Foreign Minister Péter Szijjártó has encouraged dual Romanian-Hungarian citizens to cast their ballot in Hungary’s parliamentary election set for April 3, and pledged the government’s continued support to Romania Hungarians if the ruling Fidesz-Christian Democrat alliance wins.
Speaking in front of a Reformed church built with the Hungarian government’s assistance in Sfantu Gheorghe (Sepsiszentgyörgy), the minister noted his government’s efforts to “strengthen and support” ethnic Hungarian communities ever since 2010, and insisted that the upcoming vote would “fundamentally determine the future of both Hungary and ethnic communities across the border”. Encouraging ethnic kin to vote, he said “every vote counts, not a single vote should be lost”.
With Fidesz staying at the helm, the government will carry on with its economic promotion programme for Hungarians in Romania, continue to provide assistance to local kindergarten and school construction, aid to religious communities and go on financing cultural and sports programmes, Szijjártó said.

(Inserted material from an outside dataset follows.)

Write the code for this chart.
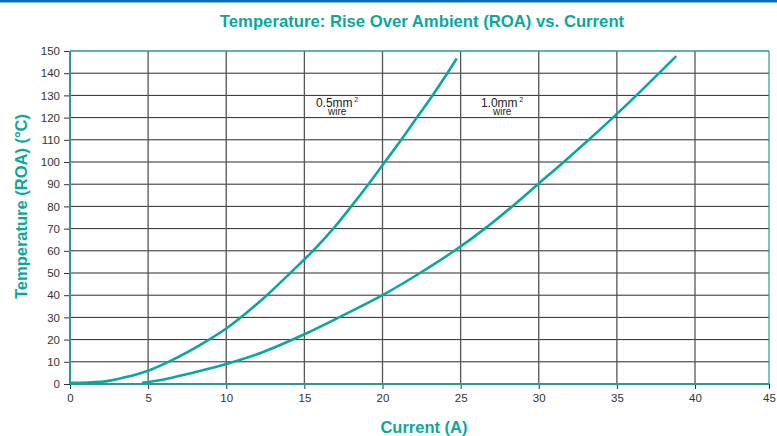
<!DOCTYPE html>
<html>
<head>
<meta charset="utf-8">
<script src="https://cdn.jsdelivr.net/npm/d3@7"></script>
<style>
  body { margin: 0; background: #fff; }
  svg { display: block; font-family: 'Liberation Sans', Arial, sans-serif; }
</style>
</head>
<body>
<div id="chart"></div>
<script>
// values
const xTicks = [0, 5, 10, 15, 20, 25, 30, 35, 40, 45]
const yTicks = [0, 10, 20, 30, 40, 50, 60, 70, 80, 90, 100, 110, 120, 130, 140, 150]

const wire05Current = [0, 2, 3.5, 5, 6.3, 8.9, 10, 12.6, 14.1, 15.55, 16.85, 18, 19.1, 20.15, 21.2, 22.2, 23.2, 24.15, 24.75]
const wire05Temp = [0.5, 1, 3, 6, 10, 20, 25, 40, 50, 60, 70, 80, 90, 100, 110, 120, 130, 140, 146.6]

const wire10Current = [4.6, 6, 7.5, 10, 12.2, 15, 17.5, 20, 22.4, 24.6, 26.55, 28.3, 29.95, 31.6, 33.2, 34.75, 36.25, 37.7, 38.8]
const wire10Temp = [0.5, 2, 4.5, 9, 14, 22.4, 31, 40, 50, 60, 70, 80, 90, 100, 110, 120, 130, 140, 147.7]

const teal = '#0aa89a'

const margin = {
  top: 51,
  right: 8,
  bottom: 52,
  left: 70
}

const width = 777 - margin.left - margin.right
const height = 436 - margin.top - margin.bottom

const root = d3
  .select('#chart')
  .append('svg')
  .attr('width', 777)
  .attr('height', 436)

// blue strip across the top of the page
root
  .append('rect')
  .attr('x', 0)
  .attr('y', 0)
  .attr('width', 777)
  .attr('height', 2.5)
  .attr('fill', '#0b6fb8')

root
  .append('text')
  .text('Temperature: Rise Over Ambient (ROA) vs. Current')
  .attr('x', 422)
  .attr('y', 27)
  .attr('text-anchor', 'middle')
  .attr('font-size', 16.7)
  .attr('font-weight', 'bold')
  .attr('fill', teal)

const svg = root
  .append('g')
  .attr('transform', 'translate(' + margin.left + ',' + margin.top + ')')

// the last column of the original grid is a little narrower
const xPositionScale = d3
  .scaleLinear()
  .domain([0, 40, 45])
  .range([0, 625, width])

const yPositionScale = d3
  .scaleLinear()
  .domain([0, 150])
  .range([height, 0])

// grid
svg
  .append('g')
  .attr('class', 'grid-y')
  .selectAll('line')
  .data(yTicks.filter(d => d > 0 && d < 150))
  .enter()
  .append('line')
  .attr('x1', 0)
  .attr('x2', width)
  .attr('y1', d => yPositionScale(d))
  .attr('y2', d => yPositionScale(d))
  .attr('stroke', '#2a2a2a')
  .attr('stroke-width', 1)

svg
  .append('g')
  .attr('class', 'grid-x')
  .selectAll('line')
  .data(xTicks.filter(d => d > 0 && d < 45))
  .enter()
  .append('line')
  .attr('x1', d => xPositionScale(d))
  .attr('x2', d => xPositionScale(d))
  .attr('y1', 0)
  .attr('y2', height)
  .attr('stroke', '#555')
  .attr('stroke-width', 1.3)

// frame: top and right
svg
  .append('line')
  .attr('x1', 0)
  .attr('x2', width)
  .attr('y1', 0)
  .attr('y2', 0)
  .attr('stroke', '#2a9a8e')
  .attr('stroke-width', 1.6)

svg
  .append('line')
  .attr('x1', width)
  .attr('x2', width)
  .attr('y1', 0)
  .attr('y2', height)
  .attr('stroke', '#2a9a8e')
  .attr('stroke-width', 1.2)

// axes
const xAxis = d3
  .axisBottom(xPositionScale)
  .tickValues(xTicks)
  .tickSize(5)
  .tickPadding(5)

const yAxis = d3
  .axisLeft(yPositionScale)
  .tickValues(yTicks)
  .tickSize(6)
  .tickPadding(4)

svg
  .append('g')
  .attr('class', 'axis x-axis')
  .attr('transform', 'translate(0,' + height + ')')
  .call(xAxis)

svg
  .append('g')
  .attr('class', 'axis y-axis')
  .call(yAxis)

svg.selectAll('.axis .domain').remove()
svg.selectAll('.axis line').attr('stroke', '#333')
svg
  .selectAll('.axis text')
  .attr('font-size', 11.5)
  .attr('font-family', "'Liberation Sans', Arial, sans-serif")
  .attr('fill', '#333')

svg
  .append('line')
  .attr('x1', 0)
  .attr('x2', 0)
  .attr('y1', 0)
  .attr('y2', height)
  .attr('stroke', '#2a9a8e')
  .attr('stroke-width', 2)

svg
  .append('line')
  .attr('x1', 0)
  .attr('x2', width)
  .attr('y1', height)
  .attr('y2', height)
  .attr('stroke', '#2a9a8e')
  .attr('stroke-width', 2.2)

// curves
const line = d3
  .line()
  .x(d => xPositionScale(d[0]))
  .y(d => yPositionScale(d[1]))
  .curve(d3.curveMonotoneX)

const series = [
  d3.zip(wire05Current, wire05Temp),
  d3.zip(wire10Current, wire10Temp)
]

svg
  .selectAll('.curve')
  .data(series)
  .enter()
  .append('path')
  .attr('class', 'curve')
  .attr('d', d => line(d))
  .attr('fill', 'none')
  .attr('stroke', teal)
  .attr('stroke-width', 2.6)

// wire labels
const labels = [
  { name: '0.5mm', x: 15.74 },
  { name: '1.0mm', x: 26.3 }
]

labels.forEach(d => {
  const left = xPositionScale(d.x)
  const t = svg
    .append('text')
    .attr('x', left)
    .attr('y', yPositionScale(124.6))
    .attr('font-size', 12)
    .attr('fill', '#222')
  t.append('tspan').text(d.name)
  t.append('tspan')
    .text('2')
    .attr('font-size', 7)
    .attr('dx', 1.5)
    .attr('dy', -5)
  t.append('tspan')
    .text('wire')
    .attr('x', left + 12)
    .attr('dy', 13)
    .attr('font-size', 10)
})

// axis titles
root
  .append('text')
  .text('Current (A)')
  .attr('x', 424)
  .attr('y', 433)
  .attr('text-anchor', 'middle')
  .attr('font-size', 16.5)
  .attr('font-weight', 'bold')
  .attr('fill', teal)

root
  .append('text')
  .text('Temperature (ROA) (°C)')
  .attr('transform', 'translate(27,206.5) rotate(-90)')
  .attr('text-anchor', 'middle')
  .attr('font-size', 16.5)
  .attr('font-weight', 'bold')
  .attr('fill', teal)
</script>
</body>
</html>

Concerning the ethnic Hungarian RMDSZ party, Szijjártó said it was “a crucial stabiliser in Romania’s domestic politics” and that its being a part of the Romanian government “clearly has a positive impact on bilateral cooperation”.
Answering a question, Szijjártó said
bilateral ties with Romania were “at their best in ten years” but added that the government was working to further improve those relations.
The government is planning to further develop cross-border infrastructure, he said, adding that he hoped the two countries could strike deals concerning energy supplies, too.
“We live in each other’s neighbourhood and we are interested in each other’s success; it is high time each player on either side recognised that,” he said.
Meanwhile, addressing a wreath-laying ceremony at the memorial of Szekler martyrs in Siculeni (Madéfalva), in central Romania, Szijjártó said the April 3 general election would decide whether Hungary would have a government pursuing policies focusing on enforcing Hungarians’ national interests, or if the country would see a return “to the era of subservience to imperial will”.
The massacre of 1764 made the Szekler locality a symbol of courageous resistance to the cruelty of imperial oppression, the foreign ministry cited Szijjártó as saying.
On January 7, 1765, the troops of Maria Theresa, Empress of Austria and Queen of Hungary, retaliated a protest by some 2,500 Szeklers who refused to serve in the Habsburg army.
“Madéfalva reminds us how cruel an imperial logic wanting to bend everything to its will can be just because a community has a different vision for its future, thinks differently about its fate and dares to make all this clear,”
the minister said.
“The only way we have a chance of standing up to imperial will is if there are enough of us and if we’re organised enough,” Szijjártó said. “Otherwise not only will we not be able to enforce our truth, but we could lose everything we fought so hard for: our homeland and our freedom.”
“Our task is to continuously strengthen our nation and national unity so that we are not overrun by the imperial aspirations that are constantly besieging us,” he said.
“In just a few weeks the Hungarian nation will again have to make an important decision,” Szijjártó said.
“It will again decide whether Hungary is to see a return to the era of subservience to imperial will or if we can continue to enforce our national interests as we began twelve years ago.”